Bridging women’s history, the history of the South, and African American history, this book makes a bold argument about the role of white women in American slavery. Historian Stephanie E. Jones-Rogers draws on a variety of sources to show that slave-owning women were sophisticated economic actors who directly engaged in and benefited from the South’s slave market. Because women typically inherited more slaves than land, enslaved people were often their primary source of wealth. Not only did white women often refuse to cede ownership of their slaves to their husbands, they employed management techniques that were as effective and brutal as those used by slave-owning men. White women actively participated in the slave market, profited from it, and used it for economic and social empowerment. By examining the economically entangled lives of enslaved people and slave-owning women, Jones-Rogers presents a narrative that forces us to rethink the economics and social conventions of slaveholding America.
I think I saw this on one of my fellow mutual’s currently reading shelf and thought it seemed like an interesting part of history to get to know more about. I did have to wait a bit to get it from the library waitlist and it took me even longer to finish the book, but it was definitely worth it.

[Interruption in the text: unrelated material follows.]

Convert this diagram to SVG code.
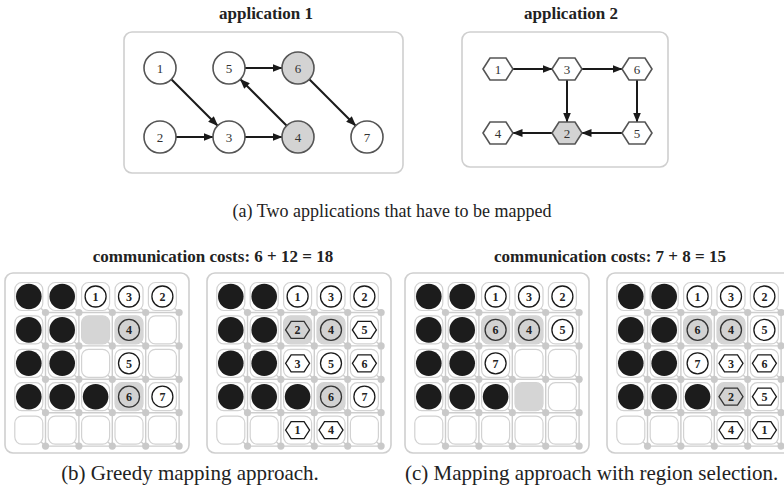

This book is written in a very dry manner, almost like an academic exercise citing sources and testimonials, lots of legal cases from the 19th century and how the law worked in those days. So, it could be tedious to read sometimes because of the writing style, but once I decided that remembering the names mentioned in the book was not important but what actually happened was, I could get through it much more easily and the audiobook helped as well. But what I found most surprising about the book is how dispassionate it feels sometimes despite containing page after page of stories about the brutal ways in which slaves were sold, separated from families, assaulted, maimed and murdered. But I guess it could be very difficult to get through it otherwise if we are not able to maintain a bit of that distance as a reader.
And then comes the whole point of the book – the role of southern white women in the business of slavery. It’s a common misconception that women in the 19th century were subservient to the men in their family and only took care of their household and kids. But the author dives deep into first hand testimonies from former slaves, newspaper clips from the era and lots of legal documents to prove that this is indeed a false perception. White women were indeed a part of the slave economy, being taught from their childhood by parents how to treat and punish the people they owned, slaves being given as gifts and dowries so that their daughters could have their own independent source of income even after getting married and not having to depend on or get cheated by money hungry husbands. And the author shows with overwhelming evidence that white women exercised their ownership over their slaves fully – whether it came to punishments, buying or selling them, suing their husbands or creditors when they believed that their independent property was being co-opted to pay off the debts of their husbands or being mismanaged by their trustees – women were very much a part of the southern slave driven economy. I truly don’t want to recite the horrors this book contains about the treatment of the Black people, but what’s more sickening is how callous and indifferent the white women were to their plight and just considered the subjugation of an entire race of people their god given right, exercised it to the full extent of the law, and taught the same to their kids. The commodification of every single aspect of the Black body is nightmarish to read about, but the true atrocity is the complicity of the whole system, irrespective of men or women.
In the end, I can only say that this was very informative and eye opening, teaching me a part of history I didn’t know much about, making me realize that when we say women and men are equal – it also means that women can be equally cruel and barbaric when given the power to oppress someone for the sake of their own profit. This is a hard read and can even come across as boring, so try and read it in short intervals or maybe through the audiobook – but do give it a try because it’s an important and often neglected part of history, while also giving us lessons on the importance of promoting intersectional feminism separated from the clutches of white supremacy because otherwise, there will never be true equality.